The hospital waiting list crisis must be "depoliticised" and dealt with by the Government as a purely ethical issue, according to a new report on the problem.
A team of management experts linked to Harvard University has found fundamental flaws in the operation of the waiting list system, in a major study of Irish hospital and outpatient services.
Waiting times are frequently significantly longer than officially stated, the group has concluded. In a research paper, following a Harvard case study of the acute hospital service, the waiting system is described as "flawed, unequitable and in need of re-engineering".
The team uncovered what it says is a three-month "unofficial waiting list" which must be endured by public patients before they ever reach the official waiting list.
Waiting lists are a management issue as much as a funding problem, says the report of the Harvard Association of Ireland, Waiting Lists: Analysis, Evaluation and Recommendations, by Prof Ray Kinsella, director of the Centre for Insurance Studies in the UCD Graduate School of Business.
The association, a group of Harvard graduates in the Republic, volunteered to address the issue of long hospital waiting lists, notably for public patients. They gathered 50 senior managers from across a range of business and technology disciplines unrelated to the health service.
The analysis of the system was conducted by 50 middle-management professionals from a wide range of manufacturing and service industries. They interviewed "key stakeholders" in the acute hospital process, such as hospital consultants, hospital managers, GPs and patients.
The current waiting list of 26,000 people is "totally skewed" towards the eastern region, the researchers report. People from outside Dublin are seeking treatment at specialist units in the city, blocking access for people from the eastern region, it adds.
Waiting-list data are unreliable and "you cannot manage what you cannot measure", it says.
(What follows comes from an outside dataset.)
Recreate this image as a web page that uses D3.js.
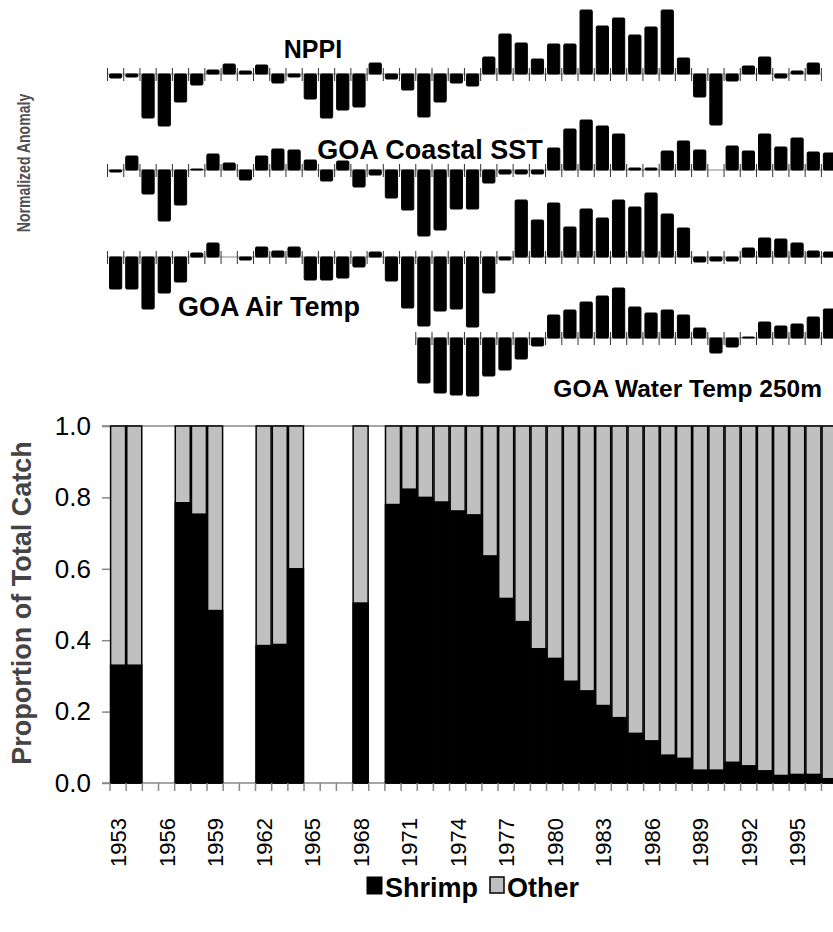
<!DOCTYPE html>
<html>
<head>
<meta charset="utf-8">
<script src="https://cdn.jsdelivr.net/npm/d3@7/dist/d3.min.js"></script>
<style>
  body { margin: 0; background: #fff; }
  svg { display: block; font-family: Arial, "Liberation Sans", sans-serif; }
</style>
</head>
<body>
<div id="chart"></div>
<script>
// years on the shared x axis
var years = d3.range(1953, 1998);
var labelYears = d3.range(1953, 1996, 3);
var propTicks = [0, 0.2, 0.4, 0.6, 0.8, 1.0];

// normalized anomalies (1953 ->)
var nppi = [-0.16, -0.12, -1.76, -2.08, -1.12, -0.44, 0.16, 0.4, 0.12, 0.36,
            -0.36, -0.12, -1.0, -1.76, -1.44, -1.32, 0.44, -0.2, -0.64, -1.72,
            -1.12, -0.36, -0.48, 0.68, 1.6, 1.24, 0.6, 1.2, 1.2, 2.56,
            1.92, 2.24, 1.56, 1.88, 2.56, 0.64, -0.92, -2.04, -0.28, 0.32,
            0.68, -0.16, 0.12, 0.44];
var coastalSST = [-0.08, 0.56, -0.96, -2.04, -1.4, 0.04, 0.64, 0.28, -0.4, 0.56,
                  0.84, 0.8, 0.4, -0.44, 0.36, -0.68, -0.2, -1.12, -1.6, -2.64,
                  -2.4, -1.56, -1.56, -0.52, -0.16, -0.16, -0.16, 0.88, 1.64, 2.0,
                  1.76, 1.44, 0.08, 0.08, 0.76, 1.16, 0.8, 0, 0.96, 0.76,
                  1.44, 0.92, 1.28, 0.72, 0.68];
var airTemp = [-1.28, -1.28, -2.08, -1.44, -1.0, 0.16, 0.56, 0, -0.12, 0.4,
               0.24, 0.4, -0.92, -0.92, -0.84, -0.4, 0.2, -0.96, -2.04, -2.76,
               -2.16, -2.08, -2.8, -1.44, -0.12, 2.28, 1.48, 2.16, 1.2, 1.92,
               1.56, 2.28, 2.0, 2.56, 1.72, 1.16, -0.2, -0.16, -0.16, 0.36,
               0.76, 0.72, 0.56, 0.24, 0.2];
// water temp series starts in 1972
var waterTemp = [-1.8, -2.2, -2.28, -2.32, -1.52, -1.28, -0.84, -0.32, 0.92, 1.12,
                 1.44, 1.68, 2.0, 1.24, 1.0, 1.12, 0.92, 0.4, -0.6, -0.36,
                 0.04, 0.64, 0.48, 0.56, 0.84, 1.16];

// shrimp share of total catch, null = no data
var shrimp = [0.33, 0.33, null, null, 0.785, 0.753, 0.483, null, null, 0.385,
              0.388, 0.60, null, null, null, 0.504, null, 0.78, 0.823, 0.80,
              0.787, 0.762, 0.751, 0.636, 0.517, 0.452, 0.376, 0.349, 0.285, 0.258,
              0.217, 0.183, 0.139, 0.118, 0.078, 0.069, 0.036, 0.036, 0.058, 0.048,
              0.034, 0.021, 0.024, 0.024, 0.012];

var W = 833, H = 932;
var FONT = "Arial, 'Liberation Sans', sans-serif";

var svg = d3.select("#chart").append("svg")
    .attr("width", W).attr("height", H);

svg.append("rect").attr("width", W).attr("height", H).attr("fill", "#fff");

/*
 * Upper anomaly panels
 */
var xUp = d3.scaleBand().domain(years).range([107.5, 107.5 + 45 * 16.225]);

var panels = [
  { label: "NPPI", data: nppi, start: 1953, end: 1996, base: 74, lx: 313, ly: 58, anchor: "middle", fs: 25 },
  { label: "GOA Coastal SST", data: coastalSST, start: 1953, end: 1997, base: 170, lx: 430, ly: 159, anchor: "middle", fs: 27 },
  { label: "GOA Air Temp", data: airTemp, start: 1953, end: 1997, base: 257, lx: 269, ly: 316, anchor: "middle", fs: 27 },
  { label: "GOA Water Temp 250m", data: waterTemp, start: 1972, end: 1997, base: 338, lx: 822, ly: 397, anchor: "end", fs: 24.5 }
];

panels.forEach(function(p) {
  var g = svg.append("g").attr("class", "panel");
  var y = d3.scaleLinear().domain([-1, 1]).range([p.base + 25, p.base - 25]);
  var pyears = d3.range(p.start, p.end + 1);
  var bw = xUp.bandwidth();

  // baseline
  g.append("line")
      .attr("x1", xUp(p.start)).attr("x2", xUp(p.end) + bw)
      .attr("y1", y(0)).attr("y2", y(0))
      .attr("stroke", "#888").attr("stroke-width", 1.2);

  // ticks at year boundaries
  var bounds = pyears.map(function(d) { return xUp(d); });
  bounds.push(xUp(p.end) + bw);
  g.selectAll("line.tk").data(bounds).enter().append("line")
      .attr("class", "tk")
      .attr("x1", function(d) { return d; }).attr("x2", function(d) { return d; })
      .attr("y1", y(0) - 6).attr("y2", y(0) + 7)
      .attr("stroke", "#333").attr("stroke-width", 1);

  g.selectAll("rect.bar").data(p.data).enter().append("rect")
      .attr("class", "bar")
      .attr("x", function(d, i) { return xUp(p.start + i) + 2; })
      .attr("width", bw - 4)
      .attr("y", function(d) { return Math.min(y(d), y(0)); })
      .attr("height", function(d) { return Math.abs(y(d) - y(0)); })
      .attr("rx", 1.2)
      .attr("fill", "#000").attr("stroke", "#000").attr("stroke-width", 1);

  svg.append("text")
      .attr("x", p.lx).attr("y", p.ly)
      .attr("text-anchor", p.anchor)
      .attr("font-size", p.fs + "px").attr("font-weight", "bold")
      .attr("fill", "#000")
      .text(p.label);
});

// squeezed along its length like the original
svg.append("text")
    .attr("transform", "translate(30,163) rotate(-90) scale(0.74,1)")
    .attr("text-anchor", "middle")
    .attr("font-size", "19px").attr("font-weight", "bold")
    .attr("fill", "#505050")
    .text("Normalized Anomaly");

/*
 * Lower stacked proportion chart
 */
var x = d3.scaleBand().domain(years).range([110, 110 + 45 * 16.17]);
var y = d3.scaleLinear().domain([0, 1]).range([783, 426]);

// frame lines at 0 and 1
[0, 1].forEach(function(v) {
  svg.append("line")
      .attr("x1", 102).attr("x2", W)
      .attr("y1", y(v)).attr("y2", y(v))
      .attr("stroke", "#888").attr("stroke-width", 1.5);
});

var yAxis = svg.append("g")
    .attr("transform", "translate(110,0)")
    .call(d3.axisLeft(y).tickValues(propTicks).tickFormat(d3.format(".1f")).tickSize(8).tickPadding(11));
yAxis.select(".domain").attr("stroke", "#888");
yAxis.selectAll(".tick line").attr("stroke", "#888").attr("stroke-width", 1.5);
yAxis.selectAll(".tick text")
    .attr("font-size", "26px").attr("fill", "#000")
    .attr("font-family", FONT);

var rows = years.map(function(d, i) { return { year: d, s: shrimp[i] }; })
    .filter(function(d) { return d.s !== null; });

// other (grey, full height) then shrimp on top of it
svg.selectAll("rect.other").data(rows).enter().append("rect")
    .attr("class", "other")
    .attr("x", function(d) { return x(d.year) + 0.6; })
    .attr("width", x.bandwidth() - 1.2)
    .attr("y", y(1))
    .attr("height", y(0) - y(1))
    .attr("fill", "#c0c0c0").attr("stroke", "#000").attr("stroke-width", 1.5);

svg.selectAll("rect.shrimp").data(rows).enter().append("rect")
    .attr("class", "shrimp")
    .attr("x", function(d) { return x(d.year) + 0.6; })
    .attr("width", x.bandwidth() - 1.2)
    .attr("y", function(d) { return y(d.s); })
    .attr("height", function(d) { return y(0) - y(d.s); })
    .attr("fill", "#000").attr("stroke", "#000").attr("stroke-width", 1.5);

// x ticks on year boundaries
var xb = years.map(function(d) { return x(d); });
svg.selectAll("line.xt").data(xb).enter().append("line")
    .attr("class", "xt")
    .attr("x1", function(d) { return d; }).attr("x2", function(d) { return d; })
    .attr("y1", 783).attr("y2", 791)
    .attr("stroke", "#888").attr("stroke-width", 1.5);

var xAxis = svg.append("g")
    .attr("transform", "translate(0,783)")
    .call(d3.axisBottom(x).tickValues(labelYears).tickSize(0));
xAxis.select(".domain").remove();
xAxis.selectAll(".tick text")
    .attr("transform", "rotate(-90)")
    .attr("x", -35).attr("y", 0).attr("dy", "0.36em")
    .attr("text-anchor", "end")
    .attr("font-size", "22px").attr("fill", "#000")
    .attr("font-family", FONT);

svg.append("text")
    .attr("transform", "translate(31,603) rotate(-90)")
    .attr("text-anchor", "middle")
    .attr("font-size", "27px").attr("font-weight", "bold")
    .attr("fill", "#444")
    .text("Proportion of Total Catch");

// legend
var legend = svg.append("g").attr("class", "legend");
legend.append("rect")
    .attr("x", 367).attr("y", 877).attr("width", 15).attr("height", 17)
    .attr("fill", "#000").attr("stroke", "#000");
legend.append("text")
    .attr("x", 385).attr("y", 897)
    .attr("font-size", "27px").attr("font-weight", "bold")
    .text("Shrimp");
legend.append("rect")
    .attr("x", 490).attr("y", 877).attr("width", 14).attr("height", 16)
    .attr("fill", "#c0c0c0").attr("stroke", "#000").attr("stroke-width", 1.5);
legend.append("text")
    .attr("x", 507).attr("y", 897)
    .attr("font-size", "27px").attr("font-weight", "bold")
    .text("Other");
</script>
</body>
</html>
Their report, which has been seen by The Irish Times and is due to be published soon, advises the Government to "depoliticise" the waiting-list issue by developing an equitable and transparent "single national waiting list". This would be administered directly by the Central Statistics Office and could be viewed on a website by doctors and the public, it suggests.
A "large swathe" of people who cannot afford private health insurance are being marginalised in large numbers on waiting lists. "That's why waiting lists are not simply an expression of `excess' demand, or a crude rationing device to accommodate demand within the finite resources available to Government: they are an ethical issue, the incidence and impact of which is proportional to the size of the list, and waiting time," the report says.
The report calls on the Government to recognise its ethical responsibility "to ensure timely, universal access to the acute system on the basis of clinical need".
The Government should consider reducing the number of health boards and adopting a policy of "total management" of the acute hospital system. It must focus on "commissioning" healthcare rather than "arbitrarily giving money in the hope that it will make some impact".
It also identifies serious problems in outpatient departments, which are holding patients in a "waiting-list loop" that keeps them returning again and again because proper diagnostics and senior personnel are unavailable. Once listed as waiting, patients categorised as "routine" are "left waiting for years, without realistic expectation of treatment".
Calling for a fair and transparent system of assessing patients' true needs and readiness for surgery, the report expresses concern that "he/she who shouts the loudest may gain faster access while a less vocal person may be disadvantaged".